Sumo, given our experience, we find that the Generic Cobb Tuning Factory Preset Stage 2 Map (that you get on the Cobb Tuning Access Port out the box) gives around 580bhp est flywheel. That is with our Version GT Exhaust and HKS Panel Filters. This generic map is exactly that, pretty generic and does not get everything out of the modifications made to the car. Our custom tune makes a massive difference as proven.

We'd be happy for any of our Stage 3 cars to go to any Dyno Dynamics RR, especially if it was charity's sake!


----------



## CarPlanetRacing (Jan 13, 2010)

Stevie76 said:


> Only way I could see this happening would be running huge and unsafe boost levels...no downpipes on this or intakes/ injector upgrade...seems like nonsense tbh.


As posted above, the Stage 3 runs boost at 18-19psi, which is not huge, and not unsafe (given the correct map).

We offer the Intakes/Elbow/Injector Upgrades at Stage 4 for 650bhp.


----------



## sumo69 (Mar 31, 2008)

I believe the GTC and ECUTEK custom maps run a max of 17psi, so you are using more.

The unanswered question is whether this is causing any long term issues as I am sure they would use more boost if it was safe.

Got any stage 3 cars in the London area willing to be dyno'd at Surrey Rolling Road? I would run mine at the same time for comparison purposes (ECUTEK stage 2).

D


----------



## CarPlanetRacing (Jan 13, 2010)

sumo69 said:


> I believe the GTC and ECUTEK custom maps run a max of 17psi, so you are using more.
> 
> The unanswered question is whether this is causing any long term issues as I am sure they would use more boost if it was safe.
> 
> ...


Hi D, We have many Stage 3 cars (and Stage 4 cars) running around for over a year running between 17 and 19psi without any longetivity issues whatsoever. We have not seen any turbo failures on these cars, and have been able to inspect 2 sets of turbochargers from Stage 4 cars that have gone up to our Stage 5 (Turbo Upgrade), their turbochargers looked fine after over 6 months of hard use.

Running these boost levels with the correct and safe map, we have not seen any effects on short or long term longevity of the motor or turbos.
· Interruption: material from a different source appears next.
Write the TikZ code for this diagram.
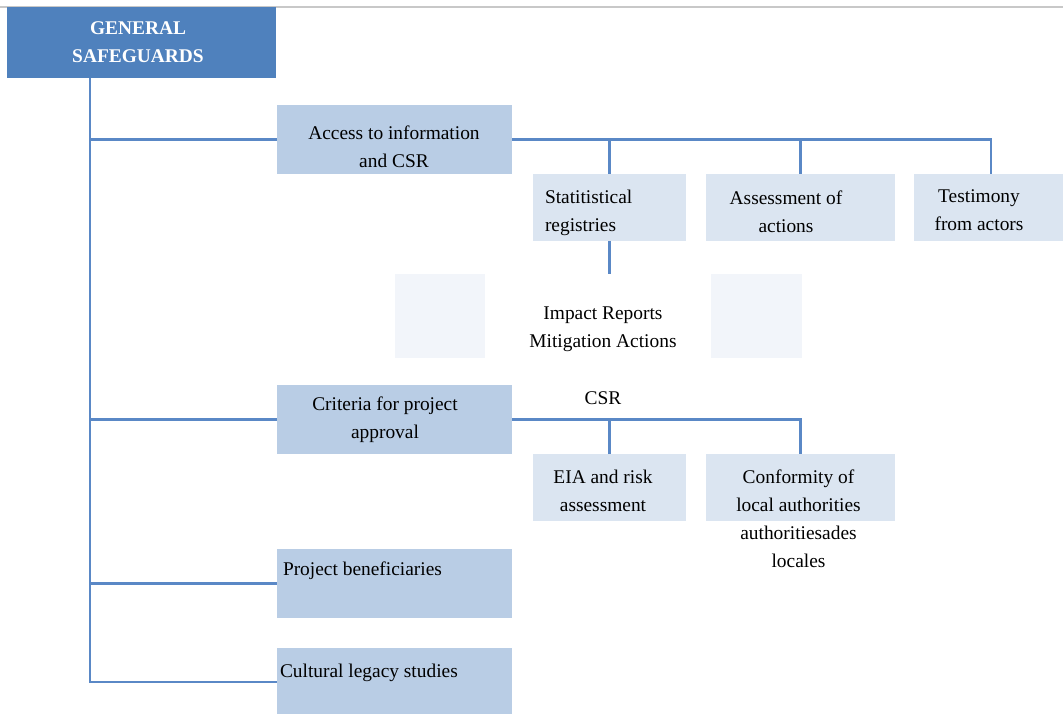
\documentclass[tikz,border=0pt]{standalone}
\usepackage{fontspec}
\setmainfont{Liberation Serif}
\definecolor{headblue}{HTML}{4F81BD}
\definecolor{midblue}{HTML}{B9CDE5}
\definecolor{paleblue}{HTML}{DBE5F1}
\definecolor{faintblue}{HTML}{F2F5FA}
\definecolor{linkblue}{HTML}{5A88C6}
\definecolor{rulegray}{HTML}{C8C8C8}
\tikzset{
  every node/.style={inner sep=0pt, outer sep=0pt},
  headbox/.style={fill=headblue},
  mainbox/.style={fill=midblue},
  subbox/.style={fill=paleblue},
  ghostbox/.style={fill=faintblue},
  txt/.style={font=\fontsize{19.4}{28}\selectfont, text=black, align=center},
  headtxt/.style={font=\fontsize{19.4}{28}\selectfont\bfseries, text=white, align=center},
  conn/.style={draw=linkblue, line width=2.2pt},
}
\begin{document}
\begin{tikzpicture}[x=1pt,y=-1pt]
\useasboundingbox (0,0) rectangle (1063,714);
% thin rule along the top edge
\draw[rulegray, line width=1.2pt] (0,7) -- (1063,7);

% boxes
\node[headbox, minimum width=269pt, minimum height=71pt] (gen) at (141.5,42.5) {};
\node[mainbox, minimum width=235pt, minimum height=69pt] (acc) at (394.5,139.5) {};
\node[mainbox, minimum width=235pt, minimum height=69pt] (crit) at (394.5,419.5) {};
\node[mainbox, minimum width=235pt, minimum height=69pt] (pb) at (394.5,583.5) {};
\node[mainbox, minimum width=235pt, minimum height=68pt] (cult) at (394.5,682) {};
\node[subbox, minimum width=153pt, minimum height=67pt] (stat) at (609.5,207.5) {};
\node[subbox, minimum width=189pt, minimum height=67pt] (assess) at (800.5,207.5) {};
\node[subbox, minimum width=149pt, minimum height=67pt] (test) at (988.5,207.5) {};
\node[ghostbox, minimum width=90pt, minimum height=84pt] (ghostl) at (440,316) {};
\node[ghostbox, minimum width=91pt, minimum height=84pt] (ghostr) at (756.5,316) {};
\node[subbox, minimum width=153pt, minimum height=67pt] (eia) at (609.5,487.5) {};
\node[subbox, minimum width=189pt, minimum height=67pt] (conf) at (800.5,487.5) {};

% connector anchors
\coordinate (trunk) at (90,0);
\coordinate (testdrop) at (991,0);
\coordinate (statend) at (609.5,274);

% trunk and first-level branches
\draw[conn] (gen.south -| trunk) |- (cult.west);
\draw[conn] (trunk |- acc.west) -- (acc.west);
\draw[conn] (trunk |- crit.west) -- (crit.west);
\draw[conn] (trunk |- pb.west) -- (pb.west);

% branches under access to information
\draw[conn] (acc.east) -| (testdrop |- test.north);
\draw[conn] (stat.north) -- (stat.north |- acc.east);
\draw[conn] (assess.north) -- (assess.north |- acc.east);
\draw[conn] (stat.south) -- (statend);

% branches under project approval criteria
\draw[conn] (crit.east) -| (conf.north);
\draw[conn] (eia.north) -- (eia.north |- crit.east);

% texts
\node[headtxt] (gentxt) at (138,42) {GENERAL\\SAFEGUARDS};
\node[txt] (acctxt) at (394,146.5) {Access to information\\and CSR};
\node[txt, align=left, anchor=west] (stattxt) at (545,212.5) {Statitistical\\registries};
\node[txt] (assesstxt) at (786,212) {Assessment of\\actions};
\node[txt] (testtxt) at (979,210.5) {Testimony\\from actors};
\node[txt] (impacttxt) at (603,329.5) {Impact Reports\\Mitigation Actions};
\node[txt] (crittxt) at (385,420) {Criteria for project\\approval};
\node[txt] (csrtxt) at (603,398.5) {CSR};
\node[txt] (eiatxt) at (603,491) {EIA and risk\\assessment};
\node[txt] (conftxt) at (798.5,518.5) {Conformity of\\local authorities\\authoritiesades\\locales};
\node[txt, anchor=west] (pbtxt) at (283,571) {Project beneficiaries};
\node[txt, anchor=west] (culttxt) at (280,673) {Cultural legacy studies};
\end{tikzpicture}
\end{document}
There are cars from us and other tuners, running 650bhp+ on stock turbochargers (with supporting parts such as intakes, maf bodies, injectors, de-cat elbows), where higher prelonged boost pressure is used, where the turbochargers really are max'd out. This Stage 4 level of tune uses bigger injectors (more fuel), and hence more air consumed, which has to be supported by the turbochargers. Mathematically, this is a higher load on the turbos, they are pushed a little harder in Stage 4 than they are in Stage 3, and there are other tuners including ourselves doing this. We still don't have any issues at Stage 4.


----------



## CarPlanetRacing (Jan 13, 2010)

sumo69 said:


> I believe the GTC and ECUTEK custom maps run a max of 17psi, so you are using more.
> 
> The unanswered question is whether this is causing any long term issues as I am sure they would use more boost if it was safe.
> 
> ...



OKAY, the gauntlet has been thrown down! We have organised a dyno day shootout! Sumo, you better be there! :thumbsup:

6th August at our place!


----------